──────── DATASET EXTRACT ────────

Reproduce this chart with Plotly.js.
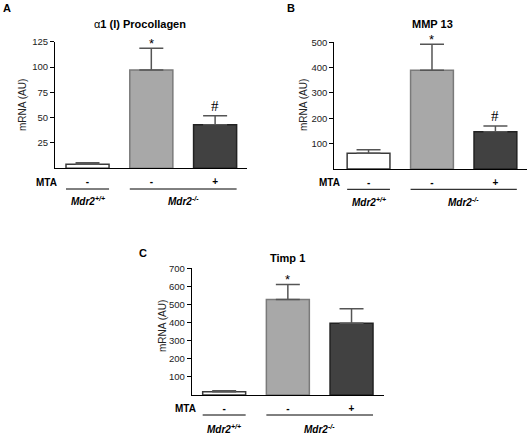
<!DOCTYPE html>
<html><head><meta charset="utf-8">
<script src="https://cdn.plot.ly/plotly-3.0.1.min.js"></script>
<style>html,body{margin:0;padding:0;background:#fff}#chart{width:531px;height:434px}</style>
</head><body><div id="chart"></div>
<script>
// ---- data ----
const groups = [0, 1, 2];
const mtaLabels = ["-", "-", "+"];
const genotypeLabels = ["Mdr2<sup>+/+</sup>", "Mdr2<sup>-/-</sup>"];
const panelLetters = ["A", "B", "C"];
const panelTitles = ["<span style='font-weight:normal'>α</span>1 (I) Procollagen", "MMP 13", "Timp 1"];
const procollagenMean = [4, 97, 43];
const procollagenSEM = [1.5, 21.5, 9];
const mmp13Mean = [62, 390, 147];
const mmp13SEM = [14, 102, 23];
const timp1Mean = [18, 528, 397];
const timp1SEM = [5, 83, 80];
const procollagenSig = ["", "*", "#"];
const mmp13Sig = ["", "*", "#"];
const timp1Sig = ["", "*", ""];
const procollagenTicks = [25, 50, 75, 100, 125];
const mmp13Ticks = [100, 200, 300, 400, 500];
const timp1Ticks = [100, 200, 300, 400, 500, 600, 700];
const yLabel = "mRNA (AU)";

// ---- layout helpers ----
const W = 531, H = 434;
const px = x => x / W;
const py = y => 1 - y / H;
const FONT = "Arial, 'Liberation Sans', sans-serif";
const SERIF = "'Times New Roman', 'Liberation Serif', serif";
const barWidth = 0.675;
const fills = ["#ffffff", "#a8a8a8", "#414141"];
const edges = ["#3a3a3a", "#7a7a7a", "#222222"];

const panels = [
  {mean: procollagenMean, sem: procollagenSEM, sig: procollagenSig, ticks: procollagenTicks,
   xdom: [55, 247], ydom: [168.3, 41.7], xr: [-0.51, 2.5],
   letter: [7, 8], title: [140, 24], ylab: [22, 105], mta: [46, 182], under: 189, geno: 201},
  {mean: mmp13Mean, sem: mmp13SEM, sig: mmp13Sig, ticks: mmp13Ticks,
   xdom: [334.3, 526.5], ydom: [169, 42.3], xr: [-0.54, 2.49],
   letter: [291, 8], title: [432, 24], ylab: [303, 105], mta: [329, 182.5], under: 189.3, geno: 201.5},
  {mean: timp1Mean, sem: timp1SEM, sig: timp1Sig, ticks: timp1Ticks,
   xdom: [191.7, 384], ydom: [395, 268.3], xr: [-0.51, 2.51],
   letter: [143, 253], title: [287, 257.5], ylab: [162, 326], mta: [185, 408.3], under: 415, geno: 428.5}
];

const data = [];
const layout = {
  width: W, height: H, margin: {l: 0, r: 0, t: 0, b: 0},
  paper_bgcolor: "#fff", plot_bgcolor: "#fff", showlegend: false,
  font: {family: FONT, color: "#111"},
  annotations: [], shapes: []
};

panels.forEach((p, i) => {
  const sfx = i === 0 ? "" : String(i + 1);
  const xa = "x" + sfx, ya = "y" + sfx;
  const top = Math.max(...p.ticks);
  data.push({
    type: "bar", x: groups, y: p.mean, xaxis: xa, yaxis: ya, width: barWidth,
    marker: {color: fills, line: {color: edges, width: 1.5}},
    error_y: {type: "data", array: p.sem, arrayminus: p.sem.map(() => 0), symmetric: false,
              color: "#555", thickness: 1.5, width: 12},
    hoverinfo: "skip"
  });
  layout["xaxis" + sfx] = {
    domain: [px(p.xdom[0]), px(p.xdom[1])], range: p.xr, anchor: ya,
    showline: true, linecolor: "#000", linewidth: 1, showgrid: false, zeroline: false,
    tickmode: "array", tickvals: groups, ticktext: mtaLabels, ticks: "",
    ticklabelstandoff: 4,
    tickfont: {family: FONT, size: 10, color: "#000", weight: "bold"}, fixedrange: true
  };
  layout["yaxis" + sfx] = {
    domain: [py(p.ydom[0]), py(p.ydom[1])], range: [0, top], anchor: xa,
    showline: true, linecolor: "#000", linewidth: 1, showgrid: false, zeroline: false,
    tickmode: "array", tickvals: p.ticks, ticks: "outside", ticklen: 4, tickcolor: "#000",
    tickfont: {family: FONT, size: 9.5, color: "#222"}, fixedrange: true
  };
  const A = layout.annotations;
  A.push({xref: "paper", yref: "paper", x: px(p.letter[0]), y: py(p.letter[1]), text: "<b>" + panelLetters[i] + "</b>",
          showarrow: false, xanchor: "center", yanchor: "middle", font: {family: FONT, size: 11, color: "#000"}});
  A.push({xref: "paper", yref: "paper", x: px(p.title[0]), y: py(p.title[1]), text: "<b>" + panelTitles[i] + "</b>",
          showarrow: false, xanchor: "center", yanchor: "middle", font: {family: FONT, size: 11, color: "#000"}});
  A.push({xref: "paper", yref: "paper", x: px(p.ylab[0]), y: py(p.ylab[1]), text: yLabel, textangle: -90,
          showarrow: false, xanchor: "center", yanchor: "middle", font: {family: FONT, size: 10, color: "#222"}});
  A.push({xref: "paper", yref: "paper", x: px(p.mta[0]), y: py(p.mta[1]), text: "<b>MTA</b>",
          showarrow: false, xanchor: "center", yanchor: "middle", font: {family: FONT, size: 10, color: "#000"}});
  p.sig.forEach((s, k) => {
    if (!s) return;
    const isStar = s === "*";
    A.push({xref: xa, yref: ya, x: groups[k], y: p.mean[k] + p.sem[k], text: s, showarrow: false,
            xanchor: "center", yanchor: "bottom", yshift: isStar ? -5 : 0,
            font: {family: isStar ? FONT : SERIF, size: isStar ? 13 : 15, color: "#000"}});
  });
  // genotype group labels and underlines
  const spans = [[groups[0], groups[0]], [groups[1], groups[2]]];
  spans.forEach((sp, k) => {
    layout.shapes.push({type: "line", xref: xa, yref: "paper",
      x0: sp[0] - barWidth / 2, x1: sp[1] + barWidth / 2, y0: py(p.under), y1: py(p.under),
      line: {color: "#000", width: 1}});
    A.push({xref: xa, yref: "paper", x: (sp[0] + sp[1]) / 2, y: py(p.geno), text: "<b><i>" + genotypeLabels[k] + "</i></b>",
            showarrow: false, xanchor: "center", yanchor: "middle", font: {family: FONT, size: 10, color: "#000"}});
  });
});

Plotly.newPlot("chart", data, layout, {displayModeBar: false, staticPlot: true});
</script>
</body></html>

────────
──────── DATASET EXTRACT ────────

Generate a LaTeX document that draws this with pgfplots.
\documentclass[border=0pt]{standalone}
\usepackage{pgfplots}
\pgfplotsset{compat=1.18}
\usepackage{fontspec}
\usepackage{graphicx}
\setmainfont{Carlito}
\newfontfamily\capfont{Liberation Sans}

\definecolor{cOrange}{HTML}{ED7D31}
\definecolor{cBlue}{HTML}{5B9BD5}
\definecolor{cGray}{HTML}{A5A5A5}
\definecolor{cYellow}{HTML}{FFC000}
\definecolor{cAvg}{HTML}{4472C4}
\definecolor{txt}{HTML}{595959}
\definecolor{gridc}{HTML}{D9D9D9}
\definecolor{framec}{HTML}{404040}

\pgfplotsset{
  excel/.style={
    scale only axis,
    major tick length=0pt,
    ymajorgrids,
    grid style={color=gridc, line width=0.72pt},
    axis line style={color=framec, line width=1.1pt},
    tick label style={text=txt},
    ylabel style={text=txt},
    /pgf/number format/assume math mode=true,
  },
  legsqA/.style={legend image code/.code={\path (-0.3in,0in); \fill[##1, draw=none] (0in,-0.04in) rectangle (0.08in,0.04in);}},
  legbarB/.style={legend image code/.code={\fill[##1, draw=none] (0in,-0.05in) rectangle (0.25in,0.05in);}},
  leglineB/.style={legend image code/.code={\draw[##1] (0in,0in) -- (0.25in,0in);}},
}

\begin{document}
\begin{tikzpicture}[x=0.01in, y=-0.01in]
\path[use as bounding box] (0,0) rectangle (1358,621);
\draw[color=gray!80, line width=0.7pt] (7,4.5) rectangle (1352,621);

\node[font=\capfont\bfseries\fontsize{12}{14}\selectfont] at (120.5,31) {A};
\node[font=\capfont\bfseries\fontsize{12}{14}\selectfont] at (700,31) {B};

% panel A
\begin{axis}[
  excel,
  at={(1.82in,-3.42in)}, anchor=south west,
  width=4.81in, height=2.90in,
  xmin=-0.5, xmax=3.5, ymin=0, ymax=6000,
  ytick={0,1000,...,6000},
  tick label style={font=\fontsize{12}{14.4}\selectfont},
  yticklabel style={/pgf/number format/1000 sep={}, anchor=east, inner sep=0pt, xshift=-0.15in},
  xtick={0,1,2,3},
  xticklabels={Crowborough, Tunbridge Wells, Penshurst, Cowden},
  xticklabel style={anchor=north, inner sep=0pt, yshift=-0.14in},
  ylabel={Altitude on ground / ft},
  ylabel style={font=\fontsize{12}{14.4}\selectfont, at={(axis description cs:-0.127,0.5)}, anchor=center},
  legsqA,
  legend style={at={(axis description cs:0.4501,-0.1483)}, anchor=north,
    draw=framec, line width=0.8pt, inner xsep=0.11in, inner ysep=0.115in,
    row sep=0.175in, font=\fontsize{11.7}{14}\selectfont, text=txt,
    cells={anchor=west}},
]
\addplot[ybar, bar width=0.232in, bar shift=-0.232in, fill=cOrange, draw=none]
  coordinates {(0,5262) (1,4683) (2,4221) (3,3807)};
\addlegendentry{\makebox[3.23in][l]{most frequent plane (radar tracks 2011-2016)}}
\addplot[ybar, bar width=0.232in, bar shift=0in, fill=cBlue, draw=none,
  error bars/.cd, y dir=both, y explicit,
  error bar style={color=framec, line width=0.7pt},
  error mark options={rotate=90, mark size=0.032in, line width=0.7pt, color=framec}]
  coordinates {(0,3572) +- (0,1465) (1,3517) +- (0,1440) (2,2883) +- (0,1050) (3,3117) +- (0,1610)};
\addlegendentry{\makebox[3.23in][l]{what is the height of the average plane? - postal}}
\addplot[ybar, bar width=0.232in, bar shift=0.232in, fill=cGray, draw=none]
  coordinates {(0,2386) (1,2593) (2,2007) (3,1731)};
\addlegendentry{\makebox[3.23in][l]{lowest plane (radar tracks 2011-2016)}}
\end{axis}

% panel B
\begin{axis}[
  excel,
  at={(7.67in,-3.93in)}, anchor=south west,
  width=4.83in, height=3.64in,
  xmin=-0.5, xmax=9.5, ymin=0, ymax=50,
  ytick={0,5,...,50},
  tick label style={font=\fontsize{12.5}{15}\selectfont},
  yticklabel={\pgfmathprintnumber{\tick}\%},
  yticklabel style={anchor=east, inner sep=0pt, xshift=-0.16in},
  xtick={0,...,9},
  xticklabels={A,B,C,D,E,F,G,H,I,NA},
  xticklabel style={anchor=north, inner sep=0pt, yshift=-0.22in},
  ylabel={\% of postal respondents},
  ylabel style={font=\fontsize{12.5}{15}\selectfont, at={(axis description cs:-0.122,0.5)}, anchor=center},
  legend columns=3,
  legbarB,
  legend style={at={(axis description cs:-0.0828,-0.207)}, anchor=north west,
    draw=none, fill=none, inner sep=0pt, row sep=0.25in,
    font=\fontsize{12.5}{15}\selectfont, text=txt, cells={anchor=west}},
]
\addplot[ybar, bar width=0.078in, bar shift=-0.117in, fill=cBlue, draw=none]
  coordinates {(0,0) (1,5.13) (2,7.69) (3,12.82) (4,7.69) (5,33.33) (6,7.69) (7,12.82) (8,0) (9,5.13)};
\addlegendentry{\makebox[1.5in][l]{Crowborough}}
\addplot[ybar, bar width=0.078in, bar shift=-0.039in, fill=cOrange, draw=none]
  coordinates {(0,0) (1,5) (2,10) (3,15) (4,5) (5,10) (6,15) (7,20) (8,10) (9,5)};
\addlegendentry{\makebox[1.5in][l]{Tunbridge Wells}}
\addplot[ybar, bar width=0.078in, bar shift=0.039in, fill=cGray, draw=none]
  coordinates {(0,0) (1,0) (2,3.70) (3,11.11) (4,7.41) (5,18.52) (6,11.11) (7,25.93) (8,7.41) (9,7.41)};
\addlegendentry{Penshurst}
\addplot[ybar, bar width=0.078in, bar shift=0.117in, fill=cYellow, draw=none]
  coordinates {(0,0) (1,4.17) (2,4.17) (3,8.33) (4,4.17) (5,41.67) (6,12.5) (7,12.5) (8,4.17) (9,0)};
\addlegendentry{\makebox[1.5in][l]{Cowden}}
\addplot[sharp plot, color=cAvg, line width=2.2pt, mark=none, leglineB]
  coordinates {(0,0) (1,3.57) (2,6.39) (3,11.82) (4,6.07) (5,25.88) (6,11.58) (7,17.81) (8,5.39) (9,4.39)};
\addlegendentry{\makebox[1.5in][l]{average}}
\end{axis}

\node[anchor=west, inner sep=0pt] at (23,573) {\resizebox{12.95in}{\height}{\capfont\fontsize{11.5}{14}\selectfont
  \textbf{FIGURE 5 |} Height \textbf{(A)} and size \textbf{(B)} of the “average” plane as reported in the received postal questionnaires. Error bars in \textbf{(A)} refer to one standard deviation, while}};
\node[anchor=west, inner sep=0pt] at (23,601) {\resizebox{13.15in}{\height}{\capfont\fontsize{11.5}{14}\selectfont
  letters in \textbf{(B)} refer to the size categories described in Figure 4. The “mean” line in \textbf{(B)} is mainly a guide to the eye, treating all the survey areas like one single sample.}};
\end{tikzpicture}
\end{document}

────────

• GOAL: Lines holding the word "chart" in the entries above are the ones to pull out. Copy them all.

• TASK RESPONSE:
Reproduce this chart with Plotly.js.
<style>html,body{margin:0;padding:0;background:#fff}#chart{width:531px;height:434px}</style>
</head><body><div id="chart"></div>
Plotly.newPlot("chart", data, layout, {displayModeBar: false, staticPlot: true});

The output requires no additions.